On December 16, 2014, Capuano re-signed with the Yankees on a one-year, $5 million contract. He was designated for assignment on July 29, 2015. He was called back up by the Yankees on August 12 and designated for assignment again three days later. The Yankees then recalled him again on August 18 to take the place of Bryan Mitchell, who had been injured by a line drive during a spot start the previous evening.

After being designated for assignment once again on August 22, he elected free agency on August 24. However, due to an injury to CC Sabathia, Capuano immediately re-signed with the Yankees. He was designated for assignment yet again the following day when Michael Pineda was activated from the DL. He was called up again on September 7.

=== Milwaukee Brewers (2016) ===
In January 2016, Capuano signed a minor league contract with the Milwaukee Brewers, marking his second stint with the organization. After spring training, he secured a place on the major league roster and performed effectively out of the bullpen during the first two months of the season until sustaining an elbow injury in a game against the Atlanta Braves.

===Retirement===
On March 6, 2018, Capuano retired from professional baseball.

==International career==
Capuano played on Team USA in the 2001 Baseball World Cup and helped the team earn a silver medal.

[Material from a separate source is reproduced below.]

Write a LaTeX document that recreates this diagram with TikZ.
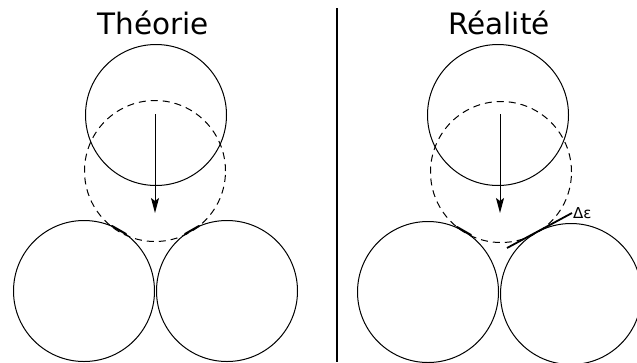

In the 2006 and 2014 editions of the MLB Japan All-Star Series, Capuano represented the MLB All-Stars in exhibition games against the NPB All-Stars and Samurai Japan, respectively.

==Pitching style==
Capuano was primarily a finesse pitcher who relied on his deceptive delivery, accuracy, and ability to change speeds. His fastball averaged in the upper 80s, occasionally reaching the low 90s, particularly early in games or later in his career during relief appearances. Capuano also threw a slider and a changeup, and he possessed an excellent pickoff move; in 2005, he led the MLB with 12 pickoffs.

==Personal life==
Capuano is of Italian descent; his paternal grandparents immigrated to the United States from Italy, and his father, Frank Capuano, was the youngest of 13 children who played college baseball as a shortstop and centerfielder for American International College in Springfield, Massachusetts.

Capuano graduated from Duke University in 2000 with a degree in economics.

While a member of the Milwaukee Brewers, Capuano appeared alongside teammates J.J. Hardy, Bill Hall, and Jeff Suppan in a cameo on an episode of the CBS soap opera The Young and the Restless, which aired on June 20, 2007.

After his playing career, Capuano pursued further education by obtaining an MBA from the MIT Sloan Fellows Program, graduating in 2019. During his time at MIT, he served as a strategy and development advisor for Proteus Motion, initially focusing on its flagship fitness and training technology platform. On July 5, 2019, Capuano was appointed Director of Operations at the Major League Baseball Players Association (MLBPA). In 2022, he was promoted to Senior Director of Operations, Business, and Strategy.

Capuano is married to Annalisa Rotunno, a fellow MIT alumnus and experienced investment banker specializing in mergers and acquisitions and corporate development across the United States and Europe.